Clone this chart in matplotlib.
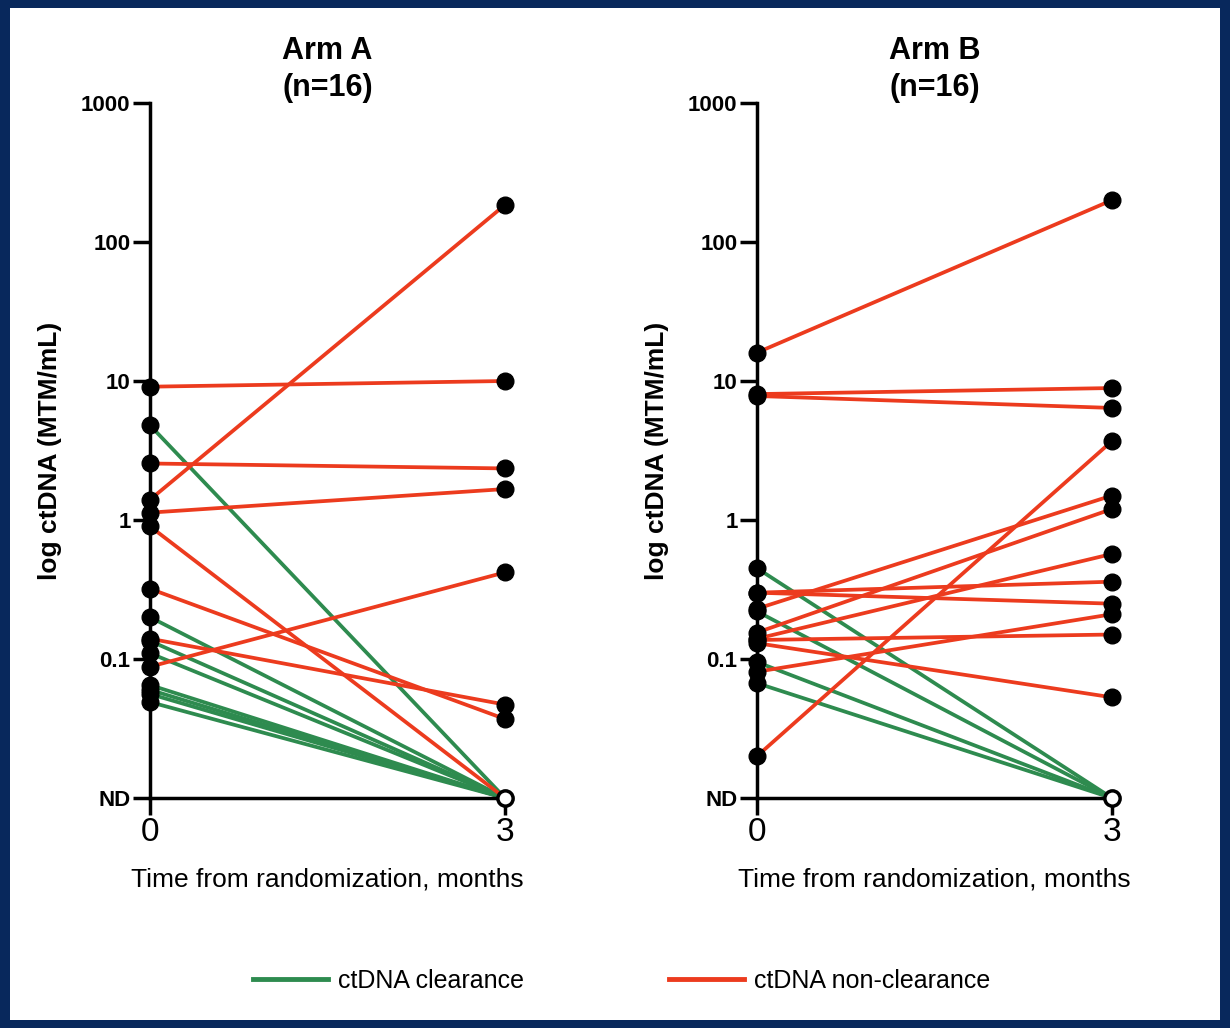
import matplotlib
matplotlib.use('Agg')
import matplotlib.pyplot as plt
from matplotlib.lines import Line2D
from matplotlib.patches import Rectangle

plt.rcParams['font.family'] = ['Liberation Sans', 'DejaVu Sans']

ND = 0.01  # not detected, plotted on the floor of the axis

# Arm A: ctDNA at month 0 and month 3
arm_a_red_0 = [9.1, 1.4, 2.55, 1.13, 0.9, 0.32, 0.14, 0.088]
arm_a_red_3 = [10, 185, 2.35, 1.67, ND, 0.037, 0.047, 0.42]
arm_a_green_0 = [4.8, 0.2, 0.135, 0.11, 0.065, 0.06, 0.056, 0.049]

# Arm B
arm_b_red_0 = [16, 8.05, 7.8, 0.02, 0.30, 0.30, 0.23, 0.155, 0.14, 0.137, 0.13, 0.081]
arm_b_red_3 = [200, 8.9, 6.4, 3.7, 0.36, 0.25, 1.5, 1.2, 0.57, 0.15, 0.053, 0.21]
arm_b_green_0 = [0.45, 0.22, 0.095, 0.067]

titles = ['Arm A\n(n=16)', 'Arm B\n(n=16)']
ytick_vals = [ND, 0.1, 1, 10, 100, 1000]
ytick_labels = ['ND', '0.1', '1', '10', '100', '1000']

RED = '#ec3b1e'
GREEN = '#2e8b4f'

fig = plt.figure(figsize=(12.3, 10.28), dpi=100, facecolor='#08285c')
fig.patches.append(Rectangle((10 / 1230, 8 / 1028), 1210 / 1230, 1012 / 1028,
                             transform=fig.transFigure, facecolor='white',
                             edgecolor='none', zorder=-1))

lefts = [150 / 1230, 757 / 1230]
arms = [(arm_a_red_0, arm_a_red_3, arm_a_green_0),
        (arm_b_red_0, arm_b_red_3, arm_b_green_0)]

for left, title, (red0, red3, green0) in zip(lefts, titles, arms):
    ax = fig.add_axes([left, 230 / 1028, 355 / 1230, 695 / 1028])
    ax.set_yscale('log')

    # green: cleared at month 3
    for v in green0:
        ax.plot([0, 3], [v, ND], color=GREEN, lw=2.7, zorder=2, clip_on=False)
    for a, b in zip(red0, red3):
        ax.plot([0, 3], [a, b], color=RED, lw=2.7, zorder=3, clip_on=False)

    starts = red0 + green0
    ax.plot([0] * len(starts), starts, 'o', color='black', ms=12, zorder=5, clip_on=False)
    ends = [v for v in red3 if v > ND]
    ax.plot([3] * len(ends), ends, 'o', color='black', ms=12, zorder=5, clip_on=False)
    ax.plot([3], [ND], 'o', mfc='white', mec='black', mew=2.5, ms=11, zorder=6, clip_on=False)

    ax.set_xlim(0, 3)
    ax.set_ylim(ND, 1000)
    ax.set_yticks(ytick_vals)
    ax.set_yticklabels(ytick_labels, fontweight='bold', fontsize=16)
    ax.minorticks_off()
    ax.set_xticks([0, 3])
    ax.set_xticklabels(['0', '3'], fontsize=24)
    ax.tick_params(axis='y', length=12, width=2.5, pad=2)
    ax.tick_params(axis='x', length=12, width=2.5, pad=2)
    for s in ['top', 'right']:
        ax.spines[s].set_visible(False)
    for s in ['left', 'bottom']:
        ax.spines[s].set_linewidth(2.5)
    ax.set_xlabel('Time from randomization, months', fontsize=19, labelpad=14)
    ax.set_ylabel('log ctDNA (MTM/mL)', fontsize=19, fontweight='bold', labelpad=14)
    ax.set_title(title, fontsize=22, fontweight='bold', pad=2, linespacing=1.3)

handles = [Line2D([], [], color=GREEN, lw=3.5), Line2D([], [], color=RED, lw=3.5)]
fig.legend(handles, ['ctDNA clearance', 'ctDNA non-clearance'],
           loc='center', bbox_to_anchor=(0.505, 1 - 981 / 1028), ncol=2,
           frameon=False, fontsize=18, handlelength=3.0, handletextpad=0.4,
           columnspacing=5.8)

fig.savefig('out.png', dpi=100, facecolor=fig.get_facecolor())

_Written request_. Exactly as written, return every line of the listing, but not the pictures.

_Solution to the problem_.
Clone this chart in matplotlib.
import matplotlib
matplotlib.use('Agg')
import matplotlib.pyplot as plt
from matplotlib.lines import Line2D
from matplotlib.patches import Rectangle

plt.rcParams['font.family'] = ['Liberation Sans', 'DejaVu Sans']

ND = 0.01  # not detected, plotted on the floor of the axis

# Arm A: ctDNA at month 0 and month 3
arm_a_red_0 = [9.1, 1.4, 2.55, 1.13, 0.9, 0.32, 0.14, 0.088]
arm_a_red_3 = [10, 185, 2.35, 1.67, ND, 0.037, 0.047, 0.42]
arm_a_green_0 = [4.8, 0.2, 0.135, 0.11, 0.065, 0.06, 0.056, 0.049]

# Arm B
arm_b_red_0 = [16, 8.05, 7.8, 0.02, 0.30, 0.30, 0.23, 0.155, 0.14, 0.137, 0.13, 0.081]
arm_b_red_3 = [200, 8.9, 6.4, 3.7, 0.36, 0.25, 1.5, 1.2, 0.57, 0.15, 0.053, 0.21]
arm_b_green_0 = [0.45, 0.22, 0.095, 0.067]

titles = ['Arm A\n(n=16)', 'Arm B\n(n=16)']
ytick_vals = [ND, 0.1, 1, 10, 100, 1000]
ytick_labels = ['ND', '0.1', '1', '10', '100', '1000']

RED = '#ec3b1e'
GREEN = '#2e8b4f'

fig = plt.figure(figsize=(12.3, 10.28), dpi=100, facecolor='#08285c')
fig.patches.append(Rectangle((10 / 1230, 8 / 1028), 1210 / 1230, 1012 / 1028,
                             transform=fig.transFigure, facecolor='white',
                             edgecolor='none', zorder=-1))

lefts = [150 / 1230, 757 / 1230]
arms = [(arm_a_red_0, arm_a_red_3, arm_a_green_0),
        (arm_b_red_0, arm_b_red_3, arm_b_green_0)]

for left, title, (red0, red3, green0) in zip(lefts, titles, arms):
    ax = fig.add_axes([left, 230 / 1028, 355 / 1230, 695 / 1028])
    ax.set_yscale('log')

    # green: cleared at month 3
    for v in green0:
        ax.plot([0, 3], [v, ND], color=GREEN, lw=2.7, zorder=2, clip_on=False)
    for a, b in zip(red0, red3):
        ax.plot([0, 3], [a, b], color=RED, lw=2.7, zorder=3, clip_on=False)

    starts = red0 + green0
    ax.plot([0] * len(starts), starts, 'o', color='black', ms=12, zorder=5, clip_on=False)
    ends = [v for v in red3 if v > ND]
    ax.plot([3] * len(ends), ends, 'o', color='black', ms=12, zorder=5, clip_on=False)
    ax.plot([3], [ND], 'o', mfc='white', mec='black', mew=2.5, ms=11, zorder=6, clip_on=False)

    ax.set_xlim(0, 3)
    ax.set_ylim(ND, 1000)
    ax.set_yticks(ytick_vals)
    ax.set_yticklabels(ytick_labels, fontweight='bold', fontsize=16)
    ax.minorticks_off()
    ax.set_xticks([0, 3])
    ax.set_xticklabels(['0', '3'], fontsize=24)
    ax.tick_params(axis='y', length=12, width=2.5, pad=2)
    ax.tick_params(axis='x', length=12, width=2.5, pad=2)
    for s in ['top', 'right']:
        ax.spines[s].set_visible(False)
    for s in ['left', 'bottom']:
        ax.spines[s].set_linewidth(2.5)
    ax.set_xlabel('Time from randomization, months', fontsize=19, labelpad=14)
    ax.set_ylabel('log ctDNA (MTM/mL)', fontsize=19, fontweight='bold', labelpad=14)
    ax.set_title(title, fontsize=22, fontweight='bold', pad=2, linespacing=1.3)

handles = [Line2D([], [], color=GREEN, lw=3.5), Line2D([], [], color=RED, lw=3.5)]
fig.legend(handles, ['ctDNA clearance', 'ctDNA non-clearance'],
           loc='center', bbox_to_anchor=(0.505, 1 - 981 / 1028), ncol=2,
           frameon=False, fontsize=18, handlelength=3.0, handletextpad=0.4,
           columnspacing=5.8)

fig.savefig('out.png', dpi=100, facecolor=fig.get_facecolor())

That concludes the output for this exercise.